What you are asked to do
Carry none of the pictures over; set down the material below exactly.

Source material
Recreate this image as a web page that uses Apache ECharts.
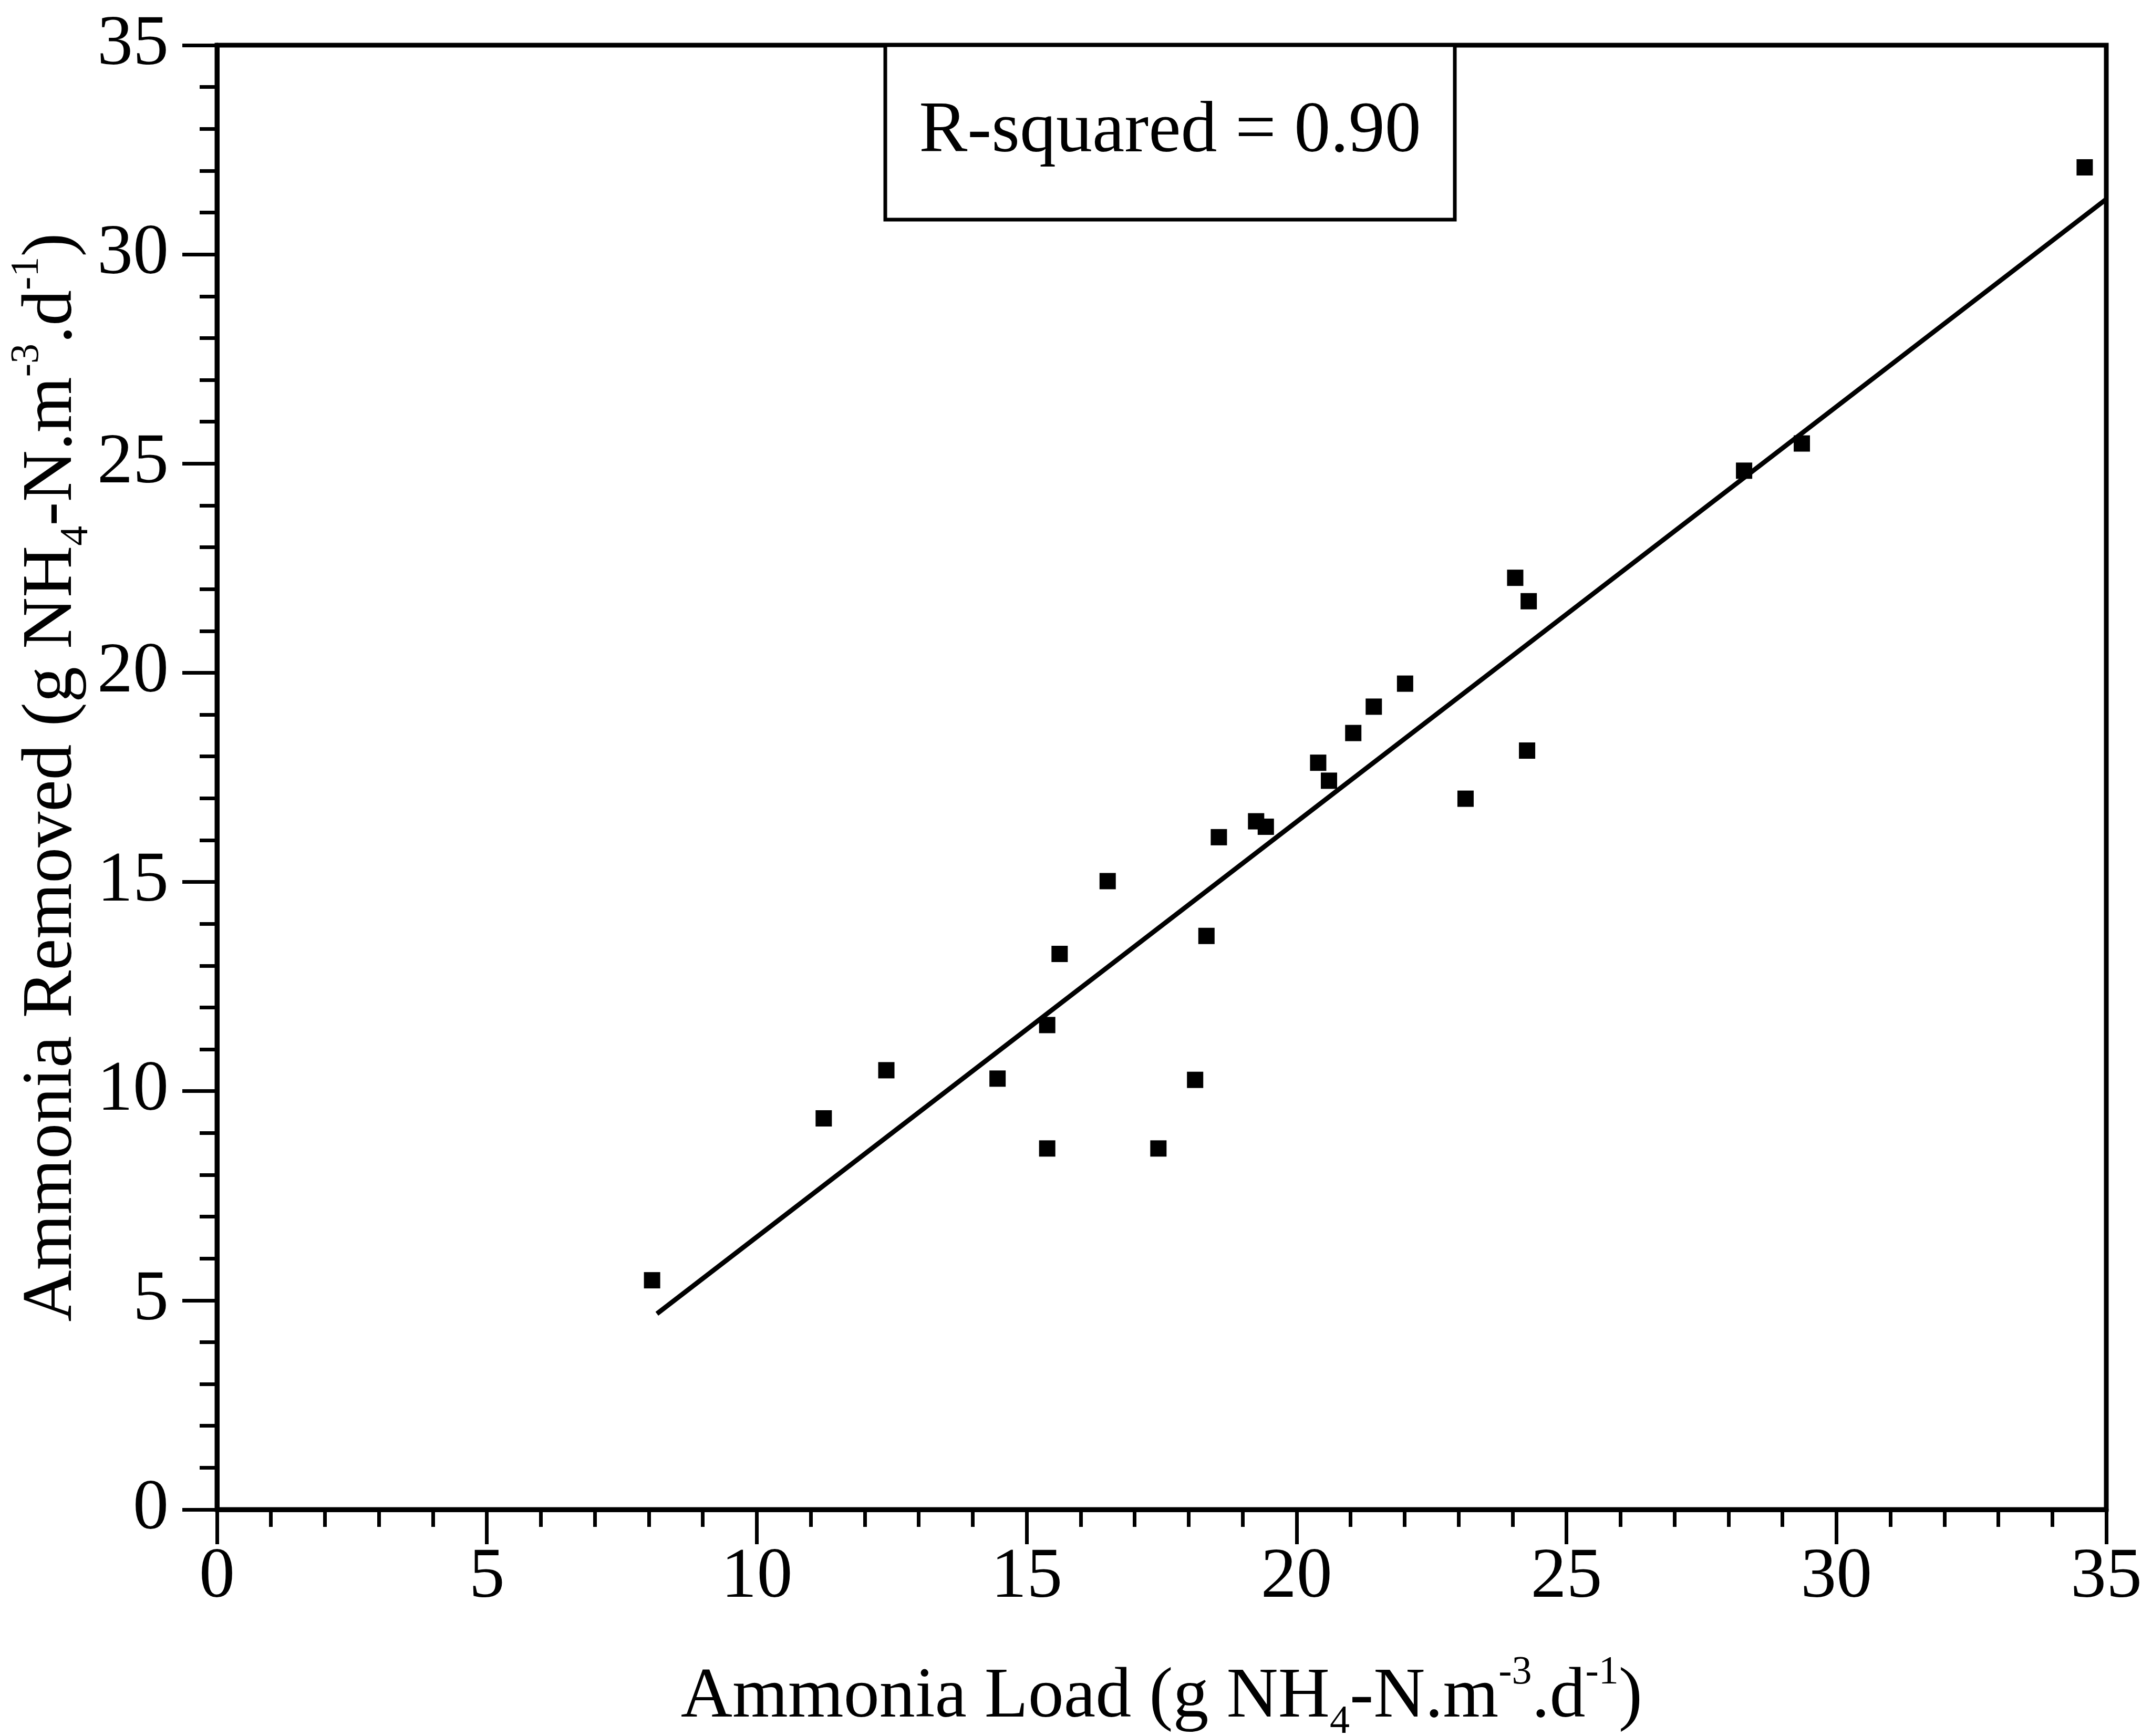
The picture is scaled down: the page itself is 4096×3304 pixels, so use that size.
<!DOCTYPE html>
<html>
<head>
<meta charset="utf-8">
<script src="https://cdn.jsdelivr.net/npm/echarts@6/dist/echarts.min.js"></script>
<style>
  html, body { margin: 0; padding: 0; background: #ffffff; }
  #chart { width: 4096px; height: 3304px; }
</style>
</head>
<body>
<div id="chart"></div>
<script>
// Ammonia load applied vs ammonia removed (g NH4-N per m3 per day)
const loadValues = [8.06, 11.24, 12.40, 14.46, 15.38, 15.38, 15.61, 16.50, 17.44, 18.12,
                    18.33, 18.56, 19.25, 19.43, 20.40, 20.60, 21.05, 21.43, 22.01, 23.13,
                    24.05, 24.30, 24.27, 28.29, 29.36, 34.60];
const removedValues = [5.48, 9.35, 10.50, 10.30, 8.63, 11.58, 13.28, 15.02, 8.63, 10.27,
                       13.71, 16.07, 16.45, 16.32, 17.85, 17.42, 18.56, 19.19, 19.74, 16.99,
                       22.27, 21.71, 18.14, 24.83, 25.48, 32.08];

// Least-squares line end points
const fitLoad = [8.15, 35];
const fitRemoved = [4.68, 31.32];

const rSquaredLabel = 'R-squared = 0.90';
const tickLabels = ['0', '5', '10', '15', '20', '25', '30', '35'];

const FONT = "'Liberation Serif', 'Times New Roman', serif";
const INK = '#000000';

const points = loadValues.map((x, i) => [x, removedValues[i]]);
const fitLine = fitLoad.map((x, i) => [x, fitRemoved[i]]);

const unitRich = {
  t:   { fontFamily: FONT, fontSize: 136, lineHeight: 170, color: INK, verticalAlign: 'middle' },
  sub: { fontFamily: FONT, fontSize: 76, lineHeight: 76, color: INK, verticalAlign: 'bottom' },
  sup: { fontFamily: FONT, fontSize: 76, lineHeight: 84, color: INK, verticalAlign: 'top' }
};

function unitTitle(prefix) {
  return '{t|' + prefix + ' (g NH}{sub|4}{t|-N.m}{sup|-3}{t|.d}{sup|-1}{t|)}';
}

function tickText(v) {
  return tickLabels[Math.round(v / 5)] ?? '';
}

function valueAxis(extra) {
  return Object.assign({
    type: 'value',
    min: 0,
    max: 35,
    interval: 5,
    nameLocation: 'middle',
    nameMoveOverlap: false,
    nameTextStyle: { rich: unitRich },
    axisLine: { show: true, onZero: false, lineStyle: { color: INK, width: 9 } },
    axisTick: { show: true, inside: false, length: 66, lineStyle: { color: INK, width: 7 } },
    minorTick: { show: true, splitNumber: 5, length: 33, lineStyle: { color: INK, width: 7 } },
    splitLine: { show: false },
    minorSplitLine: { show: false }
  }, extra);
}

const chart = echarts.init(document.getElementById('chart'), null, { renderer: 'canvas' });

chart.setOption({
  animation: false,
  backgroundColor: '#ffffff',
  grid: {
    left: 413, right: 87, top: 86, bottom: 431,
    show: true,
    borderColor: INK,
    borderWidth: 9,
    backgroundColor: 'transparent',
    outerBoundsMode: 'none'
  },
  xAxis: valueAxis({
    name: unitTitle('Ammonia Load'),
    nameGap: 273,
    axisLabel: { color: INK, fontFamily: FONT, fontSize: 136, margin: 62, formatter: tickText }
  }),
  yAxis: valueAxis({
    name: unitTitle('Ammonia Removed'),
    nameGap: 229,
    nameRotate: 90,
    axisLabel: { color: INK, fontFamily: FONT, fontSize: 136, margin: 92, formatter: tickText }
  }),
  series: [
    {
      type: 'line',
      data: fitLine,
      showSymbol: false,
      symbol: 'none',
      lineStyle: { color: INK, width: 9, opacity: 1 },
      z: 2,
      silent: true
    },
    {
      type: 'scatter',
      data: points,
      symbol: 'rect',
      symbolSize: 31,
      itemStyle: { color: INK, opacity: 1 },
      z: 3
    }
  ],
  graphic: [
    {
      type: 'rect',
      shape: { x: 1685, y: 86, width: 1084, height: 332 },
      style: { fill: '#ffffff', stroke: INK, lineWidth: 7 },
      z: 10
    },
    {
      type: 'text',
      x: 2227,
      y: 252,
      style: {
        text: rSquaredLabel,
        fontFamily: FONT,
        fontSize: 138,
        fill: INK,
        align: 'center',
        verticalAlign: 'middle'
      },
      z: 11
    }
  ]
});
</script>
</body>
</html>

Right answer
Recreate this image as a web page that uses Apache ECharts.
The picture is scaled down: the page itself is 4096×3304 pixels, so use that size.
<!DOCTYPE html>
<html>
<head>
<meta charset="utf-8">
<script src="https://cdn.jsdelivr.net/npm/echarts@6/dist/echarts.min.js"></script>
<style>
  html, body { margin: 0; padding: 0; background: #ffffff; }
  #chart { width: 4096px; height: 3304px; }
</style>
</head>
<body>
<div id="chart"></div>
<script>
// Ammonia load applied vs ammonia removed (g NH4-N per m3 per day)
const loadValues = [8.06, 11.24, 12.40, 14.46, 15.38, 15.38, 15.61, 16.50, 17.44, 18.12,
                    18.33, 18.56, 19.25, 19.43, 20.40, 20.60, 21.05, 21.43, 22.01, 23.13,
                    24.05, 24.30, 24.27, 28.29, 29.36, 34.60];
const removedValues = [5.48, 9.35, 10.50, 10.30, 8.63, 11.58, 13.28, 15.02, 8.63, 10.27,
                       13.71, 16.07, 16.45, 16.32, 17.85, 17.42, 18.56, 19.19, 19.74, 16.99,
                       22.27, 21.71, 18.14, 24.83, 25.48, 32.08];

// Least-squares line end points
const fitLoad = [8.15, 35];
const fitRemoved = [4.68, 31.32];

const rSquaredLabel = 'R-squared = 0.90';
const tickLabels = ['0', '5', '10', '15', '20', '25', '30', '35'];

const FONT = "'Liberation Serif', 'Times New Roman', serif";
const INK = '#000000';

const points = loadValues.map((x, i) => [x, removedValues[i]]);
const fitLine = fitLoad.map((x, i) => [x, fitRemoved[i]]);

const unitRich = {
  t:   { fontFamily: FONT, fontSize: 136, lineHeight: 170, color: INK, verticalAlign: 'middle' },
  sub: { fontFamily: FONT, fontSize: 76, lineHeight: 76, color: INK, verticalAlign: 'bottom' },
  sup: { fontFamily: FONT, fontSize: 76, lineHeight: 84, color: INK, verticalAlign: 'top' }
};

function unitTitle(prefix) {
  return '{t|' + prefix + ' (g NH}{sub|4}{t|-N.m}{sup|-3}{t|.d}{sup|-1}{t|)}';
}

function tickText(v) {
  return tickLabels[Math.round(v / 5)] ?? '';
}

function valueAxis(extra) {
  return Object.assign({
    type: 'value',
    min: 0,
    max: 35,
    interval: 5,
    nameLocation: 'middle',
    nameMoveOverlap: false,
    nameTextStyle: { rich: unitRich },
    axisLine: { show: true, onZero: false, lineStyle: { color: INK, width: 9 } },
    axisTick: { show: true, inside: false, length: 66, lineStyle: { color: INK, width: 7 } },
    minorTick: { show: true, splitNumber: 5, length: 33, lineStyle: { color: INK, width: 7 } },
    splitLine: { show: false },
    minorSplitLine: { show: false }
  }, extra);
}

const chart = echarts.init(document.getElementById('chart'), null, { renderer: 'canvas' });

chart.setOption({
  animation: false,
  backgroundColor: '#ffffff',
  grid: {
    left: 413, right: 87, top: 86, bottom: 431,
    show: true,
    borderColor: INK,
    borderWidth: 9,
    backgroundColor: 'transparent',
    outerBoundsMode: 'none'
  },
  xAxis: valueAxis({
    name: unitTitle('Ammonia Load'),
    nameGap: 273,
    axisLabel: { color: INK, fontFamily: FONT, fontSize: 136, margin: 62, formatter: tickText }
  }),
  yAxis: valueAxis({
    name: unitTitle('Ammonia Removed'),
    nameGap: 229,
    nameRotate: 90,
    axisLabel: { color: INK, fontFamily: FONT, fontSize: 136, margin: 92, formatter: tickText }
  }),
  series: [
    {
      type: 'line',
      data: fitLine,
      showSymbol: false,
      symbol: 'none',
      lineStyle: { color: INK, width: 9, opacity: 1 },
      z: 2,
      silent: true
    },
    {
      type: 'scatter',
      data: points,
      symbol: 'rect',
      symbolSize: 31,
      itemStyle: { color: INK, opacity: 1 },
      z: 3
    }
  ],
  graphic: [
    {
      type: 'rect',
      shape: { x: 1685, y: 86, width: 1084, height: 332 },
      style: { fill: '#ffffff', stroke: INK, lineWidth: 7 },
      z: 10
    },
    {
      type: 'text',
      x: 2227,
      y: 252,
      style: {
        text: rSquaredLabel,
        fontFamily: FONT,
        fontSize: 138,
        fill: INK,
        align: 'center',
        verticalAlign: 'middle'
      },
      z: 11
    }
  ]
});
</script>
</body>
</html>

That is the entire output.